Practice Implication
The Rambam’s insistence that one should pawn their own clothing to buy oil for the candles, even if they are supported by charity, changes how we view "necessity." In our daily decision-making, we often prioritize the physical (food, rent) over the symbolic. The Rambam teaches that the "publicization of the miracle"—the act of making one's Jewish identity visible to the street—is an essential category of life. It implies that in times of crisis or cultural pressure, the visibility of one’s commitments is not a luxury to be deferred; it is a foundational requirement of human dignity.
Chevruta Mini
- The Conflict of Priorities: If you had enough resources for either a charity donation to feed the poor or to buy a high-quality, beautiful chanukiah (lamp), based on the Rambam’s emphasis on Pirsumei Nisa (publicizing the miracle), which should take precedence?
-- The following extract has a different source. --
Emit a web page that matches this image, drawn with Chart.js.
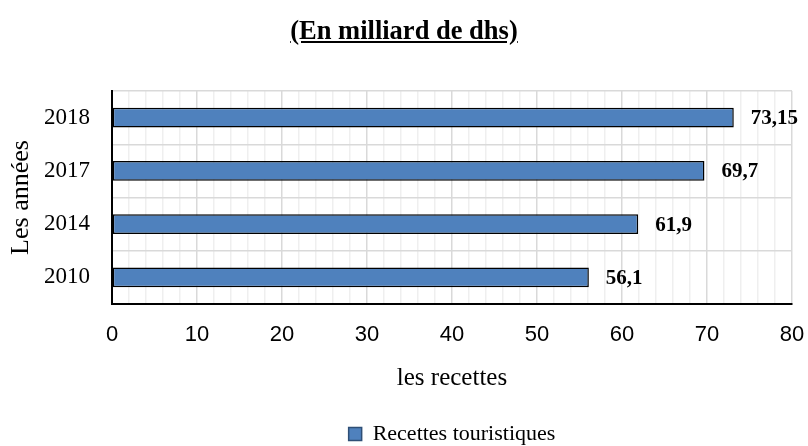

Does the "public" nature of the miracle override the "private" nature of personal poverty?
- The Nature of Miracles: If the Hasmonean victory was a military success achieved through guerrilla warfare, why does the Rambam insist that the Menorah miracle is the primary reason for the holiday? Does the oil represent a "divine stamp of approval" on a human military effort, or is it an independent event that transforms a war into a holy day?
Takeaway
The Rambam teaches that Hanukkah is not just about a miracle of light, but about the courageous, public reclamation of Jewish sovereignty and identity in a world that seeks to make our sacred symbols "impure."